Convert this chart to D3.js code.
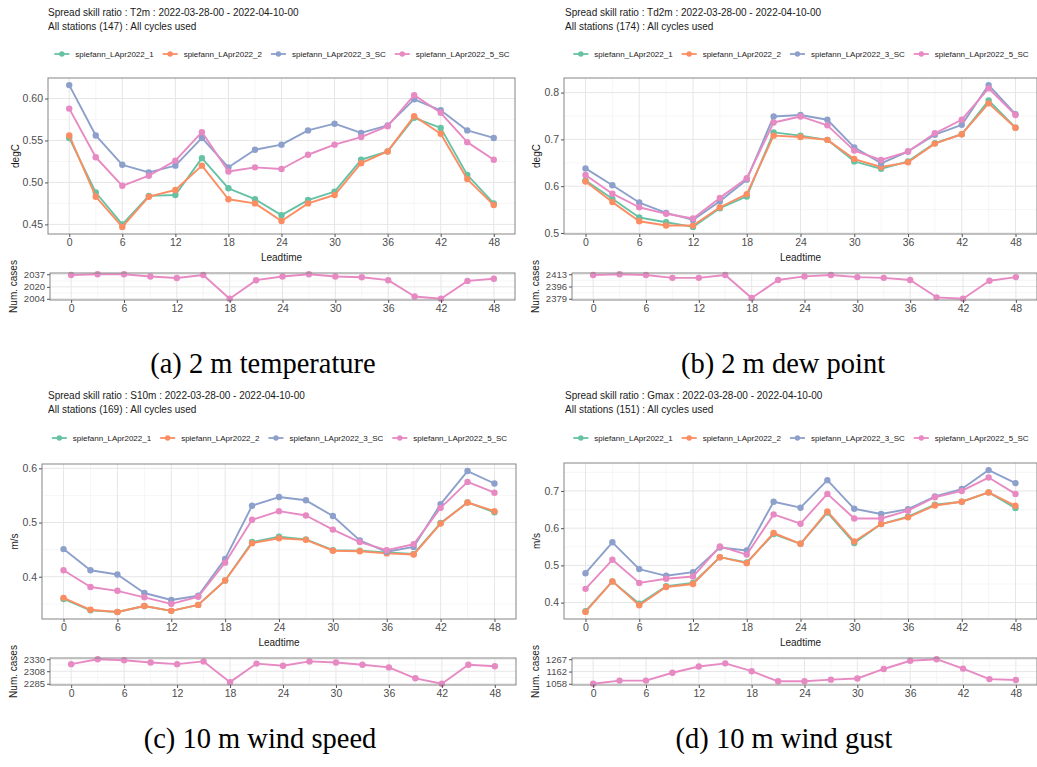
<!DOCTYPE html>
<html>
<head>
<meta charset="utf-8">
<script src="https://cdn.jsdelivr.net/npm/d3@7"></script>
<style>
  html, body { margin: 0; padding: 0; background: #ffffff; }
  svg { display: block; }
</style>
</head>
<body>
<svg id="fig" width="1037" height="767"></svg>
<script>
// ---- Shared axis data ----
const leadtimes = [0, 3, 6, 9, 12, 15, 18, 21, 24, 27, 30, 33, 36, 39, 42, 45, 48];
const leadtimeTicks = [0, 6, 12, 18, 24, 30, 36, 42, 48];
const experiments = ["spiefann_LApr2022_1", "spiefann_LApr2022_2", "spiefann_LApr2022_3_SC", "spiefann_LApr2022_5_SC"];
const expColors = ["#66c2a5", "#fc8d62", "#8da0cb", "#e78ac3"];

// ---- T2m spread skill ratio ----
const t2m_1 = [0.553, 0.488, 0.450, 0.484, 0.485, 0.529, 0.493, 0.480, 0.461, 0.479, 0.489, 0.527, 0.537, 0.577, 0.565, 0.509, 0.475];
const t2m_2 = [0.556, 0.483, 0.447, 0.483, 0.491, 0.520, 0.480, 0.475, 0.454, 0.475, 0.485, 0.523, 0.537, 0.579, 0.558, 0.504, 0.473];
const t2m_3 = [0.616, 0.556, 0.521, 0.512, 0.520, 0.553, 0.518, 0.539, 0.545, 0.562, 0.570, 0.559, 0.568, 0.599, 0.586, 0.562, 0.553];
const t2m_5 = [0.588, 0.530, 0.496, 0.508, 0.526, 0.560, 0.513, 0.518, 0.516, 0.533, 0.545, 0.554, 0.567, 0.604, 0.583, 0.548, 0.527];
const t2m_cases = [2036, 2037, 2037, 2034, 2032, 2036, 2004, 2029, 2034, 2037, 2034, 2033, 2029, 2007, 2004, 2028, 2031];
const t2m_yTicks = [0.45, 0.50, 0.55, 0.60];
const t2m_caseTicks = [2004, 2020, 2037];

// ---- Td2m spread skill ratio ----
const td2m_1 = [0.612, 0.573, 0.533, 0.523, 0.513, 0.553, 0.578, 0.715, 0.708, 0.699, 0.653, 0.637, 0.653, 0.692, 0.711, 0.783, 0.725];
const td2m_2 = [0.610, 0.566, 0.525, 0.516, 0.516, 0.555, 0.583, 0.708, 0.705, 0.699, 0.658, 0.641, 0.651, 0.691, 0.711, 0.777, 0.725];
const td2m_3 = [0.638, 0.602, 0.565, 0.543, 0.528, 0.568, 0.614, 0.749, 0.752, 0.742, 0.683, 0.649, 0.674, 0.710, 0.731, 0.816, 0.754];
const td2m_5 = [0.624, 0.584, 0.555, 0.541, 0.531, 0.575, 0.617, 0.736, 0.749, 0.730, 0.676, 0.656, 0.674, 0.713, 0.742, 0.809, 0.752];
const td2m_cases = [2412, 2413, 2412, 2408, 2408, 2412, 2380, 2405, 2410, 2412, 2409, 2408, 2405, 2381, 2379, 2404, 2409];
const td2m_yTicks = [0.5, 0.6, 0.7, 0.8];
const td2m_caseTicks = [2379, 2396, 2413];

// ---- S10m spread skill ratio ----
const s10m_1 = [0.359, 0.338, 0.335, 0.346, 0.337, 0.348, 0.393, 0.464, 0.474, 0.469, 0.449, 0.448, 0.445, 0.442, 0.499, 0.537, 0.519];
const s10m_2 = [0.361, 0.339, 0.335, 0.346, 0.337, 0.348, 0.393, 0.462, 0.471, 0.468, 0.448, 0.447, 0.443, 0.441, 0.498, 0.537, 0.521];
const s10m_3 = [0.451, 0.412, 0.404, 0.370, 0.357, 0.365, 0.433, 0.531, 0.547, 0.541, 0.512, 0.467, 0.446, 0.455, 0.534, 0.595, 0.572];
const s10m_5 = [0.412, 0.381, 0.374, 0.362, 0.350, 0.363, 0.426, 0.505, 0.521, 0.513, 0.487, 0.464, 0.449, 0.460, 0.527, 0.575, 0.555];
const s10m_cases = [2321, 2330, 2328, 2324, 2321, 2326, 2288, 2322, 2318, 2326, 2324, 2320, 2315, 2295, 2285, 2320, 2317];
const s10m_yTicks = [0.4, 0.5, 0.6];
const s10m_caseTicks = [2285, 2308, 2330];

// ---- Gmax spread skill ratio ----
const gmax_1 = [0.377, 0.457, 0.397, 0.444, 0.453, 0.522, 0.508, 0.584, 0.558, 0.642, 0.560, 0.611, 0.631, 0.663, 0.671, 0.696, 0.654];
const gmax_2 = [0.375, 0.457, 0.393, 0.442, 0.450, 0.522, 0.506, 0.587, 0.558, 0.645, 0.564, 0.611, 0.629, 0.661, 0.671, 0.696, 0.660];
const gmax_3 = [0.479, 0.562, 0.490, 0.472, 0.482, 0.548, 0.540, 0.671, 0.655, 0.729, 0.652, 0.638, 0.651, 0.685, 0.705, 0.756, 0.721];
const gmax_5 = [0.437, 0.515, 0.453, 0.464, 0.470, 0.551, 0.529, 0.637, 0.612, 0.692, 0.626, 0.626, 0.647, 0.683, 0.700, 0.736, 0.692];
const gmax_cases = [1058, 1085, 1085, 1152, 1205, 1232, 1165, 1079, 1079, 1093, 1103, 1184, 1254, 1267, 1187, 1098, 1090];
const gmax_yTicks = [0.4, 0.5, 0.6, 0.7];
const gmax_caseTicks = [1058, 1162, 1267];

// ---- Text ----
const paramNames = ["T2m", "Td2m", "S10m", "Gmax"];
const stationCounts = [147, 174, 169, 151];
const units = ["degC", "degC", "m/s", "m/s"];
const captions = ["(a) 2 m temperature", "(b) 2 m dew point", "(c) 10 m wind speed", "(d) 10 m wind gust"];
const period = "2022-03-28-00 - 2022-04-10-00";

// ---- Figure layout (pixel boxes for each sub-figure) ----
const layout = [
  { top: [48, 515, 78, 234],   bot: [50, 515, 273, 300],   titleX: 48,  titleY: 16,  legY: 54,  unitX: 15,  casesX: 13,  capX: 263, capY: 373, yFmt: ".2f" },
  { top: [564, 1037, 78, 234], bot: [572, 1037, 273, 300], titleX: 565, titleY: 16,  legY: 54,  unitX: 536, casesX: 535, capX: 783, capY: 373, yFmt: ".1f" },
  { top: [42, 516, 464, 619],  bot: [50, 516, 658, 685],   titleX: 48,  titleY: 399, legY: 438, unitX: 14,  casesX: 13,  capX: 260, capY: 748, yFmt: ".1f" },
  { top: [564, 1037, 463, 619], bot: [572, 1037, 658, 685], titleX: 565, titleY: 399, legY: 438, unitX: 536, casesX: 535, capX: 784, capY: 748, yFmt: ".1f" }
];

const seriesByPanel = [
  [t2m_1, t2m_2, t2m_3, t2m_5],
  [td2m_1, td2m_2, td2m_3, td2m_5],
  [s10m_1, s10m_2, s10m_3, s10m_5],
  [gmax_1, gmax_2, gmax_3, gmax_5]
];
const casesByPanel = [t2m_cases, td2m_cases, s10m_cases, gmax_cases];
const yTicksByPanel = [t2m_yTicks, td2m_yTicks, s10m_yTicks, gmax_yTicks];
const caseTicksByPanel = [t2m_caseTicks, td2m_caseTicks, s10m_caseTicks, gmax_caseTicks];

const FONT = "'Liberation Sans', Arial, Helvetica, sans-serif";
const svg = d3.select("#fig");

function expand(ext) {
  const pad = (ext[1] - ext[0]) * 0.05;
  return [ext[0] - pad, ext[1] + pad];
}

function minorBetween(ticks, domain) {
  const step = ticks[1] - ticks[0];
  const out = [];
  for (let i = -1; i < ticks.length; i++) {
    const v = ticks[0] + step * (i + 0.5);
    if (v > domain[0] && v < domain[1]) out.push(v);
  }
  return out;
}

// One framed plotting area: grid, border, axes, and lines with points
function drawFrame(g, box, x, y, yTicks, yFmt, seriesList, colorList, tickSize) {
  const [x0, x1, y0, y1] = box;
  const xMinor = minorBetween(leadtimeTicks, x.domain());
  const yMinor = minorBetween(yTicks, y.domain());

  g.append("rect").attr("x", x0).attr("y", y0).attr("width", x1 - x0).attr("height", y1 - y0).attr("fill", "#ffffff");

  const grid = g.append("g");
  grid.selectAll(".xmin").data(xMinor).join("line")
    .attr("x1", d => x(d)).attr("x2", d => x(d)).attr("y1", y0).attr("y2", y1)
    .attr("stroke", "#f2f2f2").attr("stroke-width", 0.7);
  grid.selectAll(".ymin").data(yMinor).join("line")
    .attr("x1", x0).attr("x2", x1).attr("y1", d => y(d)).attr("y2", d => y(d))
    .attr("stroke", "#f2f2f2").attr("stroke-width", 0.7);
  grid.selectAll(".xmaj").data(leadtimeTicks).join("line")
    .attr("x1", d => x(d)).attr("x2", d => x(d)).attr("y1", y0).attr("y2", y1)
    .attr("stroke", "#e6e6e6").attr("stroke-width", 1);
  grid.selectAll(".ymaj").data(yTicks).join("line")
    .attr("x1", x0).attr("x2", x1).attr("y1", d => y(d)).attr("y2", d => y(d))
    .attr("stroke", "#e6e6e6").attr("stroke-width", 1);

  // data
  const line = d3.line().x((d, i) => x(leadtimes[i])).y(d => y(d));
  seriesList.forEach((vals, k) => {
    const s = g.append("g");
    s.append("path").datum(vals).attr("d", line)
      .attr("fill", "none").attr("stroke", colorList[k]).attr("stroke-width", 1.9)
      .attr("stroke-linejoin", "round");
    s.selectAll("circle").data(vals).join("circle")
      .attr("cx", (d, i) => x(leadtimes[i])).attr("cy", d => y(d)).attr("r", 3.2)
      .attr("fill", colorList[k]);
  });

  g.append("rect").attr("x", x0).attr("y", y0).attr("width", x1 - x0).attr("height", y1 - y0)
    .attr("fill", "none").attr("stroke", "#858585").attr("stroke-width", 1);

  // y axis
  const yAxis = d3.axisLeft(y).tickValues(yTicks).tickSize(3).tickPadding(2).tickFormat(d3.format(yFmt));
  const ya = g.append("g").attr("transform", `translate(${x0},0)`).call(yAxis);
  ya.select(".domain").remove();
  ya.selectAll("line").attr("stroke", "#555");
  ya.selectAll("text").attr("fill", "#4d4d4d").style("font-family", FONT).style("font-size", tickSize + "px");

  // x axis
  const xAxis = d3.axisBottom(x).tickValues(leadtimeTicks).tickSize(3).tickPadding(2);
  const xa = g.append("g").attr("transform", `translate(0,${y1})`).call(xAxis);
  xa.select(".domain").remove();
  xa.selectAll("line").attr("stroke", "#555");
  xa.selectAll("text").attr("fill", "#4d4d4d").style("font-family", FONT).style("font-size", "10.5px");
}

layout.forEach((L, p) => {
  const g = svg.append("g");
  const series = seriesByPanel[p];

  // titles
  g.append("text").attr("x", L.titleX).attr("y", L.titleY)
    .style("font-family", FONT).style("font-size", "10px").attr("fill", "#1a1a1a")
    .text(`Spread skill ratio : ${paramNames[p]} : ${period}`);
  g.append("text").attr("x", L.titleX).attr("y", L.titleY + 14)
    .style("font-family", FONT).style("font-size", "10px").attr("fill", "#1a1a1a")
    .text(`All stations (${stationCounts[p]}) : All cycles used`);

  // legend, centred over the main plotting area
  const leg = g.append("g");
  const keyW = 17, keyGap = 5, itemGap = 8;
  let cx = 0;
  const items = [];
  experiments.forEach((name, k) => {
    const t = leg.append("text").attr("y", L.legY + 3)
      .style("font-family", FONT).style("font-size", "8px").attr("fill", "#1a1a1a").text(name);
    const w = t.node().getComputedTextLength();
    items.push({ t, k, start: cx, w });
    cx += keyW + keyGap + w + itemGap;
  });
  const total = cx - itemGap;
  const legStart = (L.top[0] + L.top[1]) / 2 - total / 2;
  items.forEach(it => {
    const kx = legStart + it.start;
    leg.append("line").attr("x1", kx + 1).attr("x2", kx + keyW - 1).attr("y1", L.legY).attr("y2", L.legY)
      .attr("stroke", expColors[it.k]).attr("stroke-width", 1.8);
    leg.append("circle").attr("cx", kx + keyW / 2).attr("cy", L.legY).attr("r", 2.7).attr("fill", expColors[it.k]);
    it.t.attr("x", kx + keyW + keyGap);
  });

  // main plot
  const [tx0, tx1, ty0, ty1] = L.top;
  const x = d3.scaleLinear().domain(expand([0, 48])).range([tx0, tx1]);
  const yDom = expand(d3.extent(series.flat()));
  const y = d3.scaleLinear().domain(yDom).range([ty1, ty0]);
  drawFrame(g, L.top, x, y, yTicksByPanel[p], L.yFmt, series, expColors, 10.5);

  g.append("text").attr("x", (tx0 + tx1) / 2).attr("y", ty1 + 27).attr("text-anchor", "middle")
    .style("font-family", FONT).style("font-size", "10px").attr("fill", "#1a1a1a").text("Leadtime");
  g.append("text").attr("transform", `translate(${L.unitX},${(ty0 + ty1) / 2}) rotate(-90)`)
    .attr("text-anchor", "middle").attr("dy", "0.35em")
    .style("font-family", FONT).style("font-size", "10px").attr("fill", "#1a1a1a").text(units[p]);

  // number of cases
  const [bx0, bx1, by0, by1] = L.bot;
  const xb = d3.scaleLinear().domain(expand([0, 48])).range([bx0, bx1]);
  const cases = casesByPanel[p];
  const yb = d3.scaleLinear().domain(expand(d3.extent(cases))).range([by1, by0]);
  drawFrame(g, L.bot, xb, yb, caseTicksByPanel[p], "d", [cases], [expColors[3]], 9.5);
  g.append("text").attr("transform", `translate(${L.casesX},${(by0 + by1) / 2}) rotate(-90)`)
    .attr("text-anchor", "middle").attr("dy", "0.35em")
    .style("font-family", FONT).style("font-size", "10px").attr("fill", "#1a1a1a").text("Num. cases");

  // caption
  g.append("text").attr("x", L.capX).attr("y", L.capY).attr("text-anchor", "middle")
    .style("font-family", "'Liberation Serif', 'Times New Roman', serif").style("font-size", "28.5px")
    .attr("fill", "#000").text(captions[p]);
});
</script>
</body>
</html>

▶ [SHORT EXERCISE]
Repeat exactly and only the lines from the start of the data above through the line that holds "const t2m_caseTicks = [2004, 2020, 2037];", inclusive. Pictures do not belong in the copy.

▶ [ANSWER IN FULL]
Convert this chart to D3.js code.
<!DOCTYPE html>
<html>
<head>
<meta charset="utf-8">
<script src="https://cdn.jsdelivr.net/npm/d3@7"></script>
<style>
  html, body { margin: 0; padding: 0; background: #ffffff; }
  svg { display: block; }
</style>
</head>
<body>
<svg id="fig" width="1037" height="767"></svg>
<script>
// ---- Shared axis data ----
const leadtimes = [0, 3, 6, 9, 12, 15, 18, 21, 24, 27, 30, 33, 36, 39, 42, 45, 48];
const leadtimeTicks = [0, 6, 12, 18, 24, 30, 36, 42, 48];
const experiments = ["spiefann_LApr2022_1", "spiefann_LApr2022_2", "spiefann_LApr2022_3_SC", "spiefann_LApr2022_5_SC"];
const expColors = ["#66c2a5", "#fc8d62", "#8da0cb", "#e78ac3"];

// ---- T2m spread skill ratio ----
const t2m_1 = [0.553, 0.488, 0.450, 0.484, 0.485, 0.529, 0.493, 0.480, 0.461, 0.479, 0.489, 0.527, 0.537, 0.577, 0.565, 0.509, 0.475];
const t2m_2 = [0.556, 0.483, 0.447, 0.483, 0.491, 0.520, 0.480, 0.475, 0.454, 0.475, 0.485, 0.523, 0.537, 0.579, 0.558, 0.504, 0.473];
const t2m_3 = [0.616, 0.556, 0.521, 0.512, 0.520, 0.553, 0.518, 0.539, 0.545, 0.562, 0.570, 0.559, 0.568, 0.599, 0.586, 0.562, 0.553];
const t2m_5 = [0.588, 0.530, 0.496, 0.508, 0.526, 0.560, 0.513, 0.518, 0.516, 0.533, 0.545, 0.554, 0.567, 0.604, 0.583, 0.548, 0.527];
const t2m_cases = [2036, 2037, 2037, 2034, 2032, 2036, 2004, 2029, 2034, 2037, 2034, 2033, 2029, 2007, 2004, 2028, 2031];
const t2m_yTicks = [0.45, 0.50, 0.55, 0.60];
const t2m_caseTicks = [2004, 2020, 2037];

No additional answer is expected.